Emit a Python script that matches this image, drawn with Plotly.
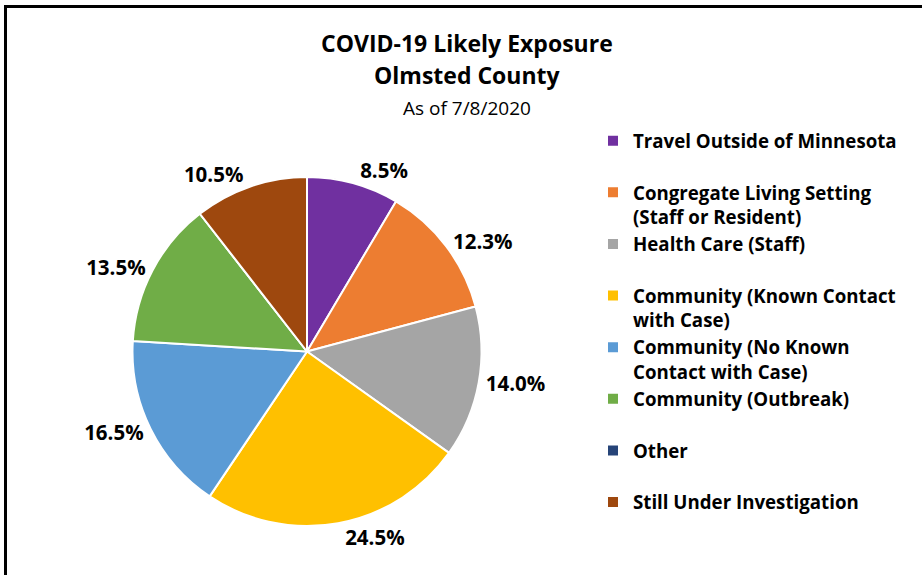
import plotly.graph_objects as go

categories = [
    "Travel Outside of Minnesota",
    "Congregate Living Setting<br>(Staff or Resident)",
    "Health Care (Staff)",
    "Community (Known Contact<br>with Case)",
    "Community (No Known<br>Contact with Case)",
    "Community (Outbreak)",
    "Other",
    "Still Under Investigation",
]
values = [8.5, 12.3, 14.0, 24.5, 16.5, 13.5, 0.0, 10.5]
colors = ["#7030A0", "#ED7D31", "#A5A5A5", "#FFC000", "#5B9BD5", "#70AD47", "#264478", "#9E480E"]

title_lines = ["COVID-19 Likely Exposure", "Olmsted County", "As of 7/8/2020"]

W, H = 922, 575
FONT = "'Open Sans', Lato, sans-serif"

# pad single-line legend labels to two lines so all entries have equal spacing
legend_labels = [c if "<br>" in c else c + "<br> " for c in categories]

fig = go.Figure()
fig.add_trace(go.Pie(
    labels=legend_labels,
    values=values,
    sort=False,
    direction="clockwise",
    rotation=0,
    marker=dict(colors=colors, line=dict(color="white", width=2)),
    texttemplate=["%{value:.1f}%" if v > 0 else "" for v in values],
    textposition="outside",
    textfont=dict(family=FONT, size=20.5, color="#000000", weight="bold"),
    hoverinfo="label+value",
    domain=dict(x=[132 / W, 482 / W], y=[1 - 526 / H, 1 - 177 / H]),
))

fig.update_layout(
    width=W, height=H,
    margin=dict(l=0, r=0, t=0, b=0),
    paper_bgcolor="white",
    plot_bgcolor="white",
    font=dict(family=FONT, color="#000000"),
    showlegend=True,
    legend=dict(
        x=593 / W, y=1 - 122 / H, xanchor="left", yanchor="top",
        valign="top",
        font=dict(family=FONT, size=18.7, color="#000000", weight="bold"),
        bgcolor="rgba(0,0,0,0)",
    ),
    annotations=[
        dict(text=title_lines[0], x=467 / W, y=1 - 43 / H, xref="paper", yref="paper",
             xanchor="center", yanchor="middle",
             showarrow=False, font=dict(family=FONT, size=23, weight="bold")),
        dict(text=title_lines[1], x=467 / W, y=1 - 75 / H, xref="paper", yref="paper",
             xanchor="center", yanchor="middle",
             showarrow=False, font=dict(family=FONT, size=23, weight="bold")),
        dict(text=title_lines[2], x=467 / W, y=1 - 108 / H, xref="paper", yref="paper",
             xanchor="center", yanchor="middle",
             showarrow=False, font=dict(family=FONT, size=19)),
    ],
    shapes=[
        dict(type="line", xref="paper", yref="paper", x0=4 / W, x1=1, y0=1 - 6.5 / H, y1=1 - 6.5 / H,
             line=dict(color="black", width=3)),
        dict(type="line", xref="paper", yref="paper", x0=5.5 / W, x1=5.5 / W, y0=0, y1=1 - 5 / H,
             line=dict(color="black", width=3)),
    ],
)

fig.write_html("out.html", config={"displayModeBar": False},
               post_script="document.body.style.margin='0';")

-*-

Instructions to follow
Output the data exactly. Pictures don't belong in the result.

Full output
Emit a Python script that matches this image, drawn with Plotly.
import plotly.graph_objects as go

categories = [
    "Travel Outside of Minnesota",
    "Congregate Living Setting<br>(Staff or Resident)",
    "Health Care (Staff)",
    "Community (Known Contact<br>with Case)",
    "Community (No Known<br>Contact with Case)",
    "Community (Outbreak)",
    "Other",
    "Still Under Investigation",
]
values = [8.5, 12.3, 14.0, 24.5, 16.5, 13.5, 0.0, 10.5]
colors = ["#7030A0", "#ED7D31", "#A5A5A5", "#FFC000", "#5B9BD5", "#70AD47", "#264478", "#9E480E"]

title_lines = ["COVID-19 Likely Exposure", "Olmsted County", "As of 7/8/2020"]

W, H = 922, 575
FONT = "'Open Sans', Lato, sans-serif"

# pad single-line legend labels to two lines so all entries have equal spacing
legend_labels = [c if "<br>" in c else c + "<br> " for c in categories]

fig = go.Figure()
fig.add_trace(go.Pie(
    labels=legend_labels,
    values=values,
    sort=False,
    direction="clockwise",
    rotation=0,
    marker=dict(colors=colors, line=dict(color="white", width=2)),
    texttemplate=["%{value:.1f}%" if v > 0 else "" for v in values],
    textposition="outside",
    textfont=dict(family=FONT, size=20.5, color="#000000", weight="bold"),
    hoverinfo="label+value",
    domain=dict(x=[132 / W, 482 / W], y=[1 - 526 / H, 1 - 177 / H]),
))

fig.update_layout(
    width=W, height=H,
    margin=dict(l=0, r=0, t=0, b=0),
    paper_bgcolor="white",
    plot_bgcolor="white",
    font=dict(family=FONT, color="#000000"),
    showlegend=True,
    legend=dict(
        x=593 / W, y=1 - 122 / H, xanchor="left", yanchor="top",
        valign="top",
        font=dict(family=FONT, size=18.7, color="#000000", weight="bold"),
        bgcolor="rgba(0,0,0,0)",
    ),
    annotations=[
        dict(text=title_lines[0], x=467 / W, y=1 - 43 / H, xref="paper", yref="paper",
             xanchor="center", yanchor="middle",
             showarrow=False, font=dict(family=FONT, size=23, weight="bold")),
        dict(text=title_lines[1], x=467 / W, y=1 - 75 / H, xref="paper", yref="paper",
             xanchor="center", yanchor="middle",
             showarrow=False, font=dict(family=FONT, size=23, weight="bold")),
        dict(text=title_lines[2], x=467 / W, y=1 - 108 / H, xref="paper", yref="paper",
             xanchor="center", yanchor="middle",
             showarrow=False, font=dict(family=FONT, size=19)),
    ],
    shapes=[
        dict(type="line", xref="paper", yref="paper", x0=4 / W, x1=1, y0=1 - 6.5 / H, y1=1 - 6.5 / H,
             line=dict(color="black", width=3)),
        dict(type="line", xref="paper", yref="paper", x0=5.5 / W, x1=5.5 / W, y0=0, y1=1 - 5 / H,
             line=dict(color="black", width=3)),
    ],
)

fig.write_html("out.html", config={"displayModeBar": False},
               post_script="document.body.style.margin='0';")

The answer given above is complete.